At the recent re:Invent conference, AWS announced the general availability of DocumentDB Elastic Clusters, a service that manages the elasticity and sharding for MongoDB workloads.
One of the main announcements of Sivasubramanian's keynote during the conference, Elastic Clusters supports hash-based partitioning across DocumentDB’s distributed storage system, enabling the scale out of a database beyond the vertical scaling limits of a single instance. According to the cloud provider, the new service can handle up to 300K connections, millions of reads and writes, with petabytes of storage capacity. Veliswa Boya, senior developer advocate at AWS, writes:
When creating a cluster, you will specify the vCPUs that you want for your Elastic Clusters at provisioning. With the size of vCPUs that you provision, you will also get a proportionate amount of memory, expressed in vCPUs. Elastic Clusters automatically provisions the necessary infrastructure (shards and instances) on your behalf.
Source: https://aws.amazon.com/documentdb/
The new option provides aggregation pipelines to filter, group, process, and sort data across shards and supports some of the management features of Amazon DocumentDB instance-based clusters, including multi-AZ support and automated backups. Released in 2019 as a managed MongoDB-compatible service, DocumentDB is a database structured around JSON documents supporting MongoDB 3.6 and 4.0 APIs. Boya adds:
If you need more compute and storage to handle an increase in traffic, modify the shard-count parameter. Elastic Clusters scales the underlying infrastructure up or out to give you additional compute and storage capacity.
As for any sharded database, AWS recommends choosing an evenly distributed hash key with high frequency and high cardinality, avoiding hotspots. Scaling operations cause brief periods of intermittent database and network errors, with the vertical scaling of the shard capacity (changing vCPU count per shard) the fastest option. The cloud provider claims that Elastic Clusters is different from MongoDB sharding:
With Elastic Clusters, you can easily scale out or scale in your workload on Amazon DocumentDB typically with little to no application downtime or impact to performance regardless of data size. A similar operation on MongoDB would impact application performance and take hours and in some cases days.
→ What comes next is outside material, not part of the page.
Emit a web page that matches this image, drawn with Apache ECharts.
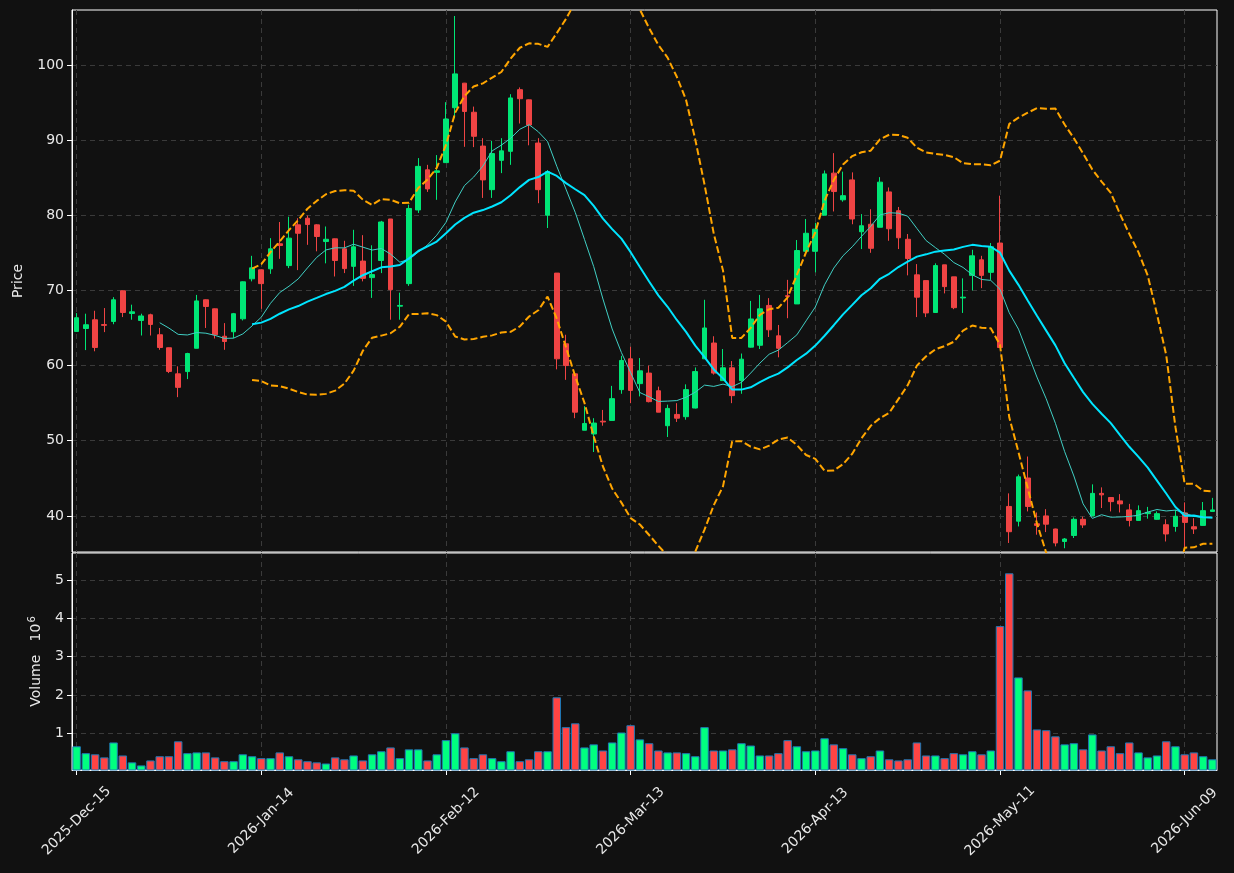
<!DOCTYPE html>
<html>
<head>
<meta charset="utf-8">
<script src="https://cdn.jsdelivr.net/npm/echarts@6/dist/echarts.min.js"></script>
<style>
  html, body { margin: 0; background: #111111; }
  #chart { width: 1234px; height: 873px; }
</style>
</head>
<body>
<div id="chart"></div>
<script>
const dates = [
  '2025-Dec-15','2025-Dec-16','2025-Dec-17','2025-Dec-18','2025-Dec-19','2025-Dec-22','2025-Dec-23','2025-Dec-24','2025-Dec-26','2025-Dec-29','2025-Dec-30','2025-Dec-31',
  '2026-Jan-02','2026-Jan-05','2026-Jan-06','2026-Jan-07','2026-Jan-08','2026-Jan-09','2026-Jan-12','2026-Jan-13','2026-Jan-14','2026-Jan-15','2026-Jan-16','2026-Jan-20','2026-Jan-21','2026-Jan-22','2026-Jan-23','2026-Jan-26','2026-Jan-27','2026-Jan-28','2026-Jan-29','2026-Jan-30',
  '2026-Feb-02','2026-Feb-03','2026-Feb-04','2026-Feb-05','2026-Feb-06','2026-Feb-09','2026-Feb-10','2026-Feb-11','2026-Feb-12','2026-Feb-13','2026-Feb-17','2026-Feb-18','2026-Feb-19','2026-Feb-20','2026-Feb-23','2026-Feb-24','2026-Feb-25','2026-Feb-26','2026-Feb-27',
  '2026-Mar-02','2026-Mar-03','2026-Mar-04','2026-Mar-05','2026-Mar-06','2026-Mar-09','2026-Mar-10','2026-Mar-11','2026-Mar-12','2026-Mar-13','2026-Mar-16','2026-Mar-17','2026-Mar-18','2026-Mar-19','2026-Mar-20','2026-Mar-23','2026-Mar-24','2026-Mar-25','2026-Mar-26','2026-Mar-27','2026-Mar-30','2026-Mar-31',
  '2026-Apr-01','2026-Apr-02','2026-Apr-06','2026-Apr-07','2026-Apr-08','2026-Apr-09','2026-Apr-10','2026-Apr-13','2026-Apr-14','2026-Apr-15','2026-Apr-16','2026-Apr-17','2026-Apr-20','2026-Apr-21','2026-Apr-22','2026-Apr-23','2026-Apr-24','2026-Apr-27','2026-Apr-28','2026-Apr-29','2026-Apr-30',
  '2026-May-01','2026-May-04','2026-May-05','2026-May-06','2026-May-07','2026-May-08','2026-May-11','2026-May-12','2026-May-13','2026-May-14','2026-May-15','2026-May-18','2026-May-19','2026-May-20','2026-May-21','2026-May-22','2026-May-26','2026-May-27','2026-May-28','2026-May-29',
  '2026-Jun-01','2026-Jun-02','2026-Jun-03','2026-Jun-04','2026-Jun-05','2026-Jun-08','2026-Jun-09','2026-Jun-10','2026-Jun-11','2026-Jun-12'
];

const open = [
  64.54, 64.93, 66.09, 65.45, 65.87, 69.95, 66.93, 66.0, 66.76, 64.1,
  62.37, 58.9, 59.2, 62.3, 68.75, 67.55, 63.9, 64.5, 66.22, 71.54,
  72.74, 72.87, 76.2, 73.3, 78.72, 79.6, 78.72, 76.5, 76.86, 75.53,
  73.2, 73.9, 71.7, 73.98, 79.5, 67.9, 70.9, 80.7, 86.04, 85.7,
  87.0, 94.3, 97.57, 93.7, 89.2, 83.4, 87.3, 88.5, 96.7, 95.35,
  89.6, 80.0, 72.3, 62.9, 58.9, 51.4, 50.9, 52.6, 52.7, 56.8,
  60.9, 57.6, 59.0, 56.65, 52.0, 53.5, 53.2, 54.35, 60.9, 63.0,
  58.0, 59.7, 58.0, 62.45, 62.7, 68.0, 63.96, 69.3, 68.2, 75.2,
  75.2, 80.0, 85.6, 82.05, 84.7, 77.8, 78.8, 78.4, 83.1, 80.6,
  76.8, 72.07, 71.3, 67.06, 73.4, 71.8, 69.0, 72.0, 74.07, 72.4,
  76.3, 41.26, 39.3, 45.04, 38.96, 40.0, 38.26, 36.6, 37.4, 39.55,
  40.0, 43.0, 42.45, 42.0, 40.8, 39.4, 40.3, 39.55, 38.83, 38.6,
  40.4, 38.56, 38.74, 40.6
];
const close = [
  66.36, 65.43, 62.41, 65.35, 68.75, 67.06, 67.15, 66.6, 65.47, 62.4,
  59.22, 57.1, 61.6, 68.6, 67.86, 64.1, 63.2, 66.9, 71.14, 73.0,
  70.9, 75.53, 75.97, 76.95, 77.6, 78.76, 77.17, 76.8, 73.98, 72.9,
  75.8, 71.6, 72.1, 79.1, 70.1, 68.0, 80.9, 86.5, 83.5, 85.9,
  92.8, 98.8, 93.8, 90.5, 84.7, 88.2, 88.56, 95.6, 95.5, 92.0,
  83.4, 85.8, 60.9, 60.0, 53.8, 52.3, 52.35, 52.5, 55.6, 60.68,
  56.7, 59.3, 55.2, 53.8, 54.3, 53.0, 56.8, 59.2, 65.0, 59.0,
  59.7, 56.0, 60.85, 66.2, 67.55, 64.76, 62.3, 69.2, 75.3, 77.6,
  78.15, 85.5, 83.15, 82.6, 79.5, 78.6, 75.6, 84.4, 78.2, 77.0,
  74.24, 69.1, 67.0, 73.3, 70.5, 67.7, 69.1, 74.6, 72.0, 75.8,
  62.4, 37.9, 45.2, 41.26, 38.74, 38.9, 36.4, 36.93, 39.55, 38.8,
  43.0, 42.8, 41.9, 41.6, 39.4, 40.7, 40.47, 40.3, 37.6, 39.95,
  39.14, 38.26, 40.7, 40.8
];
const low = [
  64.5, 62.06, 61.9, 64.45, 65.5, 66.45, 66.1, 64.0, 64.0, 62.1,
  59.0, 55.8, 58.2, 62.3, 65.0, 63.6, 62.1, 63.65, 66.0, 71.2,
  67.55, 72.2, 74.2, 72.96, 72.7, 76.06, 75.2, 73.6, 71.85, 72.3,
  70.6, 71.2, 69.0, 72.3, 66.1, 66.1, 70.6, 80.3, 83.1, 82.05,
  87.0, 92.9, 89.1, 89.06, 82.3, 82.3, 85.6, 86.7, 92.2, 89.3,
  81.6, 78.3, 59.5, 58.1, 53.0, 51.4, 48.5, 52.0, 52.7, 56.25,
  55.0, 55.9, 55.1, 53.8, 50.5, 52.5, 52.8, 54.3, 60.9, 58.8,
  58.0, 55.0, 56.25, 62.4, 62.2, 63.8, 61.1, 66.3, 68.2, 75.2,
  72.4, 80.0, 80.5, 81.8, 78.8, 75.5, 75.0, 78.4, 76.6, 75.5,
  72.0, 66.45, 66.45, 67.0, 69.6, 67.5, 67.0, 70.0, 70.3, 71.4,
  62.4, 36.4, 38.6, 40.6, 37.5, 37.85, 35.95, 35.7, 37.06, 38.4,
  40.0, 41.05, 40.6, 40.46, 38.6, 39.4, 39.63, 39.5, 36.6, 37.9,
  35.5, 37.6, 38.7, 40.6
];
const high = [
  66.98, 66.9, 67.29, 67.65, 69.1, 70.0, 68.1, 66.9, 66.9, 65.0,
  62.4, 59.9, 61.7, 69.4, 68.8, 67.6, 65.65, 67.0, 71.2, 74.6,
  72.8, 76.95, 79.1, 79.8, 79.6, 79.96, 78.8, 78.5, 76.9, 76.6,
  78.06, 77.35, 76.0, 79.25, 79.5, 69.7, 81.4, 87.6, 86.7, 88.0,
  95.04, 106.5, 97.6, 94.45, 90.25, 89.9, 90.25, 96.1, 97.0, 95.4,
  90.25, 86.0, 72.3, 64.1, 58.9, 54.6, 53.0, 54.1, 57.3, 61.3,
  62.5, 61.0, 60.0, 57.2, 54.8, 55.0, 57.5, 59.75, 68.75, 63.9,
  62.2, 60.6, 61.6, 68.6, 69.4, 68.97, 65.4, 71.4, 76.7, 79.5,
  79.0, 85.95, 88.26, 85.8, 85.7, 80.15, 80.8, 85.07, 83.7, 81.1,
  77.5, 73.5, 71.3, 73.6, 73.4, 71.8, 71.6, 75.4, 74.6, 76.3,
  82.6, 43.0, 45.5, 47.9, 40.46, 40.9, 38.3, 37.06, 39.8, 39.9,
  44.2, 43.8, 42.5, 42.9, 41.6, 41.4, 41.2, 40.6, 39.55, 40.8,
  41.8, 39.7, 41.85, 42.4
];
// volume in millions
const volume = [
  0.66, 0.48, 0.45, 0.37, 0.76, 0.42, 0.24, 0.16, 0.29, 0.40,
  0.40, 0.79, 0.48, 0.50, 0.50, 0.37, 0.27, 0.27, 0.45, 0.40,
  0.35, 0.35, 0.50, 0.40, 0.32, 0.27, 0.24, 0.21, 0.37, 0.32,
  0.42, 0.29, 0.45, 0.53, 0.63, 0.35, 0.58, 0.58, 0.29, 0.45,
  0.82, 1.00, 0.63, 0.35, 0.45, 0.35, 0.27, 0.53, 0.27, 0.32,
  0.53, 0.53, 1.94, 1.16, 1.26, 0.63, 0.71, 0.55, 0.76, 1.02,
  1.21, 0.84, 0.74, 0.55, 0.50, 0.50, 0.48, 0.40, 1.16, 0.55,
  0.55, 0.58, 0.74, 0.68, 0.42, 0.42, 0.48, 0.82, 0.66, 0.53,
  0.55, 0.87, 0.71, 0.61, 0.45, 0.35, 0.40, 0.55, 0.32, 0.29,
  0.32, 0.76, 0.42, 0.42, 0.35, 0.48, 0.45, 0.53, 0.45, 0.55,
  3.80, 5.18, 2.46, 2.12, 1.10, 1.08, 0.92, 0.71, 0.74, 0.58,
  0.97, 0.55, 0.66, 0.48, 0.76, 0.50, 0.37, 0.42, 0.79, 0.66,
  0.45, 0.50, 0.40, 0.32
];
const priceTicks = [40, 50, 60, 70, 80, 90, 100];
const volumeTicks = [1, 2, 3, 4, 5];

// moving averages and bollinger bands from close
function sma(arr, n) {
  return arr.map((v, i) => {
    if (i < n - 1) return null;
    let s = 0;
    for (let k = i - n + 1; k <= i; k++) s += arr[k];
    return +(s / n).toFixed(3);
  });
}
function boll(arr, n, mult) {
  const mid = sma(arr, n);
  const up = [], dn = [];
  arr.forEach((v, i) => {
    if (mid[i] == null) { up.push(null); dn.push(null); return; }
    let s = 0;
    for (let k = i - n + 1; k <= i; k++) s += (arr[k] - mid[i]) ** 2;
    const sd = Math.sqrt(s / n);
    up.push(+(mid[i] + mult * sd).toFixed(3));
    dn.push(+(mid[i] - mult * sd).toFixed(3));
  });
  return [up, dn];
}
const ma10 = sma(close, 10);
const ma20 = sma(close, 20);
const [bbUp, bbDn] = boll(close, 20, 2);

const UP = '#00e676', DOWN = '#ef4444';
const VUP = '#00ff80', VDOWN = '#ff4444';
const textColor = '#e8e8e8';
const gridLine = { show: true, lineStyle: { color: '#3a3a3a', type: [5, 4], width: 1 } };
const every20 = (i) => i % 20 === 0;

const candles = dates.map((d, i) => [open[i], close[i], low[i], high[i]]);
const vols = volume.map((v, i) => ({
  value: v,
  itemStyle: { color: close[i] >= open[i] ? VUP : VDOWN }
}));

const chart = echarts.init(document.getElementById('chart'));
chart.setOption({
  animation: false,
  backgroundColor: '#111111',
  textStyle: { fontFamily: 'DejaVu Sans' },
  grid: [
    { left: 72, right: 17, top: 10, height: 542, show: true, borderColor: '#ffffff', borderWidth: 1 },
    { left: 72, right: 17, top: 553, height: 217, show: true, borderColor: '#ffffff', borderWidth: 1 }
  ],
  xAxis: [
    {
      type: 'category', gridIndex: 0, data: dates, boundaryGap: true,
      axisLine: { show: false }, axisTick: { show: false }, axisLabel: { show: false },
      splitLine: Object.assign({ interval: every20, alignWithLabel: true }, gridLine)
    },
    {
      type: 'category', gridIndex: 1, data: dates, boundaryGap: true,
      axisLine: { show: true, lineStyle: { color: '#ffffff' } },
      axisTick: { show: true, interval: every20, alignWithLabel: true, length: 5, lineStyle: { color: '#ffffff' } },
      axisLabel: {
        interval: every20, rotate: 45, color: textColor, fontSize: 14, margin: 51,
        align: 'center', verticalAlign: 'middle'
      },
      splitLine: Object.assign({ interval: every20, alignWithLabel: true }, gridLine)
    }
  ],
  yAxis: [
    {
      type: 'value', gridIndex: 0, min: 35.2, max: 107.3,
      name: 'Price', nameLocation: 'middle', nameGap: 47, nameRotate: 90,
      nameTextStyle: { color: textColor, fontSize: 14 },
      axisLine: { show: true, lineStyle: { color: '#ffffff' } },
      axisTick: { show: true, length: 5, customValues: priceTicks, lineStyle: { color: '#ffffff' } },
      axisLabel: { customValues: priceTicks, color: textColor, fontSize: 14, margin: 8 },
      splitLine: gridLine
    },
    {
      type: 'value', gridIndex: 1, min: 0.04, max: 5.71,
      name: 'Volume   10{s|6}', nameLocation: 'middle', nameGap: 27, nameRotate: 90,
      nameTextStyle: { color: textColor, fontSize: 14, rich: { s: { fontSize: 10, color: textColor, padding: [0, 0, 8, 1] } } },
      axisLine: { show: true, lineStyle: { color: '#ffffff' } },
      axisTick: { show: true, length: 5, customValues: volumeTicks, lineStyle: { color: '#ffffff' } },
      axisLabel: { customValues: volumeTicks, color: textColor, fontSize: 14, margin: 8 },
      splitLine: gridLine
    }
  ],
  series: [
    {
      type: 'candlestick', xAxisIndex: 0, yAxisIndex: 0, data: candles, barWidth: '56%',
      itemStyle: { color: UP, color0: DOWN, borderColor: UP, borderColor0: DOWN, borderWidth: 1 }
    },
    {
      type: 'line', xAxisIndex: 0, yAxisIndex: 0, data: ma10, showSymbol: false, z: 3,
      lineStyle: { color: '#40cfc4', width: 1 }
    },
    {
      type: 'line', xAxisIndex: 0, yAxisIndex: 0, data: ma20, showSymbol: false, z: 3,
      lineStyle: { color: '#00e5ff', width: 2 }
    },
    {
      type: 'line', xAxisIndex: 0, yAxisIndex: 0, data: bbUp, showSymbol: false, z: 3,
      lineStyle: { color: '#ffa500', width: 2, type: [7, 3] }
    },
    {
      type: 'line', xAxisIndex: 0, yAxisIndex: 0, data: bbDn, showSymbol: false, z: 3,
      lineStyle: { color: '#ffa500', width: 2, type: [7, 3] }
    },
    {
      type: 'bar', xAxisIndex: 1, yAxisIndex: 1, data: vols, barWidth: '92%',
      itemStyle: { borderColor: '#1f77b4', borderWidth: 1 }
    }
  ]
});
</script>
</body>
</html>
DocumentDB is not the only option to run MongoDB workloads on AWS. MongoDB Atlas is available on the AWS marketplace, among other options from the NoSQL database company. MongoDB Atlas is available on Google Cloud and Azure too.
It is currently not possible to convert an existing Amazon DocumentDB database to Elastic Clusters and customers have to use AWS DMS or a native MongoDB tool like mongodump to migrate workloads to the new option. Some experts find the name of the service confusing. Ganesh Swaminathan, head of technology at T. Rowe Price, tweets:
Interesting to see the "Elastic Clusters" terminology. Maybe something like this should replace the recent "Serverless but no scale to Zero" debate.
Customers pay for the amount of compute measured in vCPUs, the database storage, and the backup storage. DocumentDB Elastic Clusters is available in a subset of AWS regions, including Ohio, Northern Virginia, Frankfurt, and Ireland.